As the St. Louis police broke up the protests and ordered people to disperse, some officers could be heard shouting, “Whose streets? Our streets,” which is as an appropriation of a well-known Black Lives Matter chant. Interim St. Louis Police Chief Lawrence O’Toole said later that evening that the over 80 people arrested that evening (which included an AP journalist) are “criminals,” and he told the press that his officers “owned the night.”

As Carimah Townes reported earlier today for In Justice Today, a few miles away, at the Saint Louis Galleria mall, which is across the city boundary into Saint Louis County, a group of people gathered to protest the verdict in the Stockley case, as well. Here, too, the police deployed overly aggressive tactics in the process of arresting 22 people. When officers roughly detained the 13-year-old grandson of Karla Frye, a 56-year-old black woman who serves as an elder in church and runs a non-profit organization, Frye apparently tried to jump on the officer’s back to stop him.

The officer is seen moments later choking Ms. Frye. You know what Robert “Bob” McCulloch, the St. Louis County Prosecuting Attorney did? As Townes reported, he charged Ms. Frye, an elderly black woman, with assaulting a police office, rioting, and resisting arrest. She was arrested and held on a $10,000 bond.

If Saint Louis County and Bob McCulloch sound familiar to you, it is because he failed to secure a grand jury indictment against former Ferguson police officer Darren Wilson, who shot and killed 18-year-old Michael Brown in 2014. During the unrest that followed both the shooting and failure to indict Wilson, law enforcement used military-grade vehicles and riot gear to patrol the protests that erupted.

Saint Louis isn’t alone. In the wake of videos emerging of police shootings and excessive force from around the country — in some ways, the modern analogue to the photos of Bull Connor and the high pressure fire hose — protests have erupted in Baltimore, Chicago, Minneapolis, and other cities, large and small, across the country. Through these videos, and the protests they have inspired, Americans are becoming awakened to the extreme callousness with which officers police mostly poor, mostly black and brown, communities.

Indeed, the desire to bring attention to police brutality led NFL players like Colin Kaepernick to take a knee during the national anthem. This form of peaceful protest, which respects and reflects the best of our country’s traditions of civil rights driven dissent, created an opportunity to amplify the already bubbling national conversation about brutality and discrimination in policing.

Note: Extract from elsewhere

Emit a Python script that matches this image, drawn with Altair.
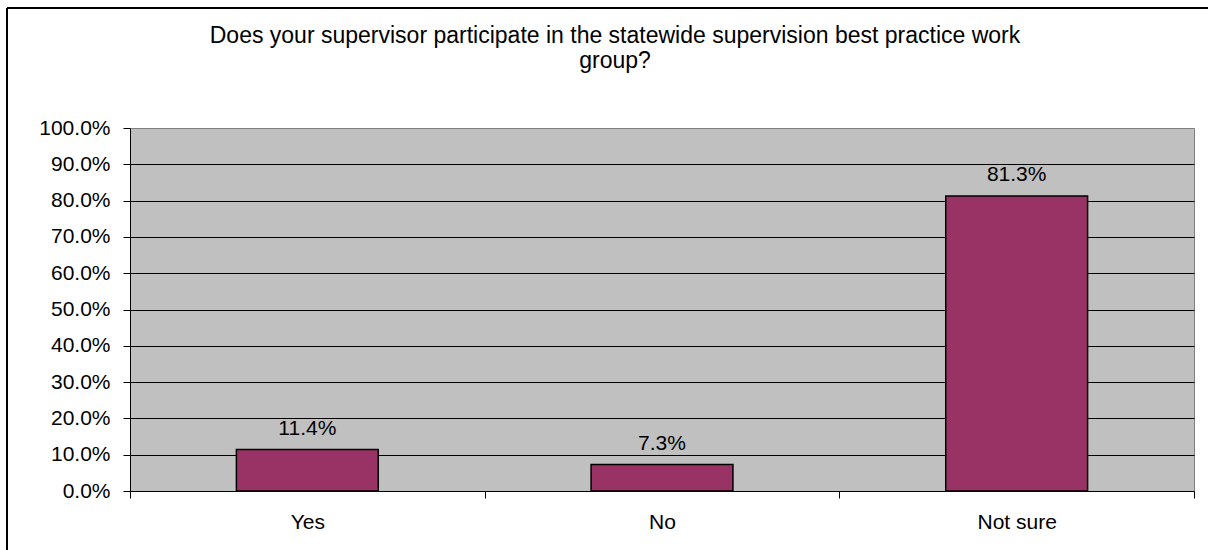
import altair as alt
import pandas as pd

categories = ["Yes", "No", "Not sure"]
values = [0.114, 0.073, 0.813]
y_ticks = [0.0, 0.1, 0.2, 0.3, 0.4, 0.5, 0.6, 0.7, 0.8, 0.9, 1.0]
title_lines = [
    "Does your supervisor participate in the statewide supervision best practice work",
    "group?",
]

df = pd.DataFrame({"answer": categories, "share": values})

FONT = "Liberation Sans"
W, H = 1064, 363
PAD = {"left": 130, "top": 128, "right": 14, "bottom": 59}

base = alt.Chart(df).encode(
    x=alt.X(
        "answer:N",
        sort=categories,
        title=None,
        scale=alt.Scale(paddingInner=0, paddingOuter=0),
        axis=alt.Axis(
            labelAngle=0,
            tickBand="extent",
            tickSize=7,
            tickColor="black",
            domainColor="black",
            labelFont=FONT,
            labelFontSize=21,
            labelColor="black",
            labelPadding=13,
            grid=False,
        ),
    ),
    y=alt.Y(
        "share:Q",
        title=None,
        scale=alt.Scale(domain=[0, 1], nice=False),
        axis=alt.Axis(
            format=".1%",
            values=y_ticks,
            tickSize=7,
            tickColor="black",
            domainColor="black",
            labelFont=FONT,
            labelFontSize=21,
            labelColor="black",
            labelPadding=13,
            grid=True,
            gridColor={"condition": {"test": "datum.value >= 1", "value": "#808080"}, "value": "black"},
            gridOpacity=1,
            gridWidth=1,
        ),
    ),
)

bars = base.mark_bar(
    width=alt.RelativeBandSize(0.4),
    color="#993366",
    stroke="black",
    strokeWidth=1.5,
)

labels = base.mark_text(
    dy=-15, baseline="alphabetic", font=FONT, fontSize=21, color="black"
).encode(text=alt.Text("share:Q", format=".1%"))

frame_df = pd.DataFrame({"k": [0]})
left_border = alt.Chart(frame_df).mark_rule(color="black", strokeWidth=2).encode(
    x=alt.value(-123), y=alt.value(-120), y2=alt.value(H + 70)
)
top_border = alt.Chart(frame_df).mark_rule(color="black", strokeWidth=2).encode(
    y=alt.value(-120), x=alt.value(-123), x2=alt.value(W + 30)
)

title_text = alt.Chart(frame_df).mark_text(
    text=title_lines,
    font=FONT,
    fontSize=23,
    color="black",
    align="center",
    baseline="alphabetic",
    lineHeight=25,
).encode(x=alt.value(485), y=alt.value(-85))

chart = (
    alt.layer(bars, labels, left_border, top_border, title_text)
    .properties(
        width=W,
        height=H,
        padding=PAD,
        autosize=alt.AutoSizeParams(type="none"),
        background="white",
    )
    .configure_view(stroke="#808080", fill="#C0C0C0", strokeWidth=1)
)

chart.save("out.html", embed_options={"renderer": "svg", "actions": False})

And, then, Donald Trump happened. Last Friday, Trump, at a political rally in Alabama, called peaceful non-violent protesters in the NFL “sons of bitches” who should be fired for kneeling during the national anthem. Never in modern American history has the President of the United States spoken so openly with such cruel vulgarity about peaceful protesters. Yet, since then, Trump has apologized for neither the sentiment nor the language. That’s because Trump’s failed presidency needs to mainstream, as a form of distraction, the horrible bigotry often exhibited by anonymous white supremacists and trolls on the Internet.

Trump’s hate-filled stump speech is purifying, though. When it comes to police shootings or the use of excessive force, we know that race drives outcomes in the same way we know that gravity exists. What Trump’s speech did, though, is to lay bare the racism that hides just under the surface in America. The President gives permission to people like Paul Smith, the Pennsylvania fire chief who posted on Facebook that he was putting Pittsburgh Steelers coach Mike Tomlin on a list of “no-good niggers.” How racist do you have to be, and how racist must you assume your Facebook friends to be, to post something so horrible on social media?

Trump’s words also gives cover to people like Colonel Kriste Kibbey Etue, the Director of the Michigan State Police, who posted a message on Facebookcalling the athletes who took a knee against injustice this past weekend “ingrates” and “anti-American degenerates.” She later issued a half-hearted apology in which she basically said she was sorry she posted it on Facebook, but failed to acknowledge the fact that it is deeply disturbing for one of the highest ranking law-enforcement officers in the state of Michigan to think what we now know she thinks about these peaceful protesters.

Her actions are not without troubling context, though. In 2013, two black cops with the Michigan State Police won a huge lawsuit against their department for racial discrimination. In the years since, those same officers have said they have faced mistreatment and retaliation from within the department. The recent comments from their own Director only serve as more evidence that all people are not seen as equal there — from the top down. If the Etue sees peaceful NFL players who demonstrate as less than fully human, how must she and the officers under her command feel about the everyday people they are paid to serve across the state? How must it affect criminal investigations when a leading member of an essential law enforcement agency has such demeaning thoughts about people?

Just yesterday it was revealed that the owner of a very popular, upscale Wisconsin restaurant publicly called for protesting NFL players to be killed.

Over 200 NFL players took a knee or a seat during the National Anthem this past weekend. Hundreds more demonstrated in other ways. The harsh, demeaning backlash we are seeing from many white people in power only confirms the need for people to protest in the first place. The hope is that this ugliness gives salience to the underlying fight for a fair and humane justice system in the same way the lunch counter provided a window for empathy and attention during the Civil Rights Movement. Trump, the fire chief, and the director of the state police have each exposed that what’s really in their hearts isn’t patriotism and love of country, but bigotry and plain old meanness. It’s up to us to convert that hatred into the fuel we need to transform the justice system.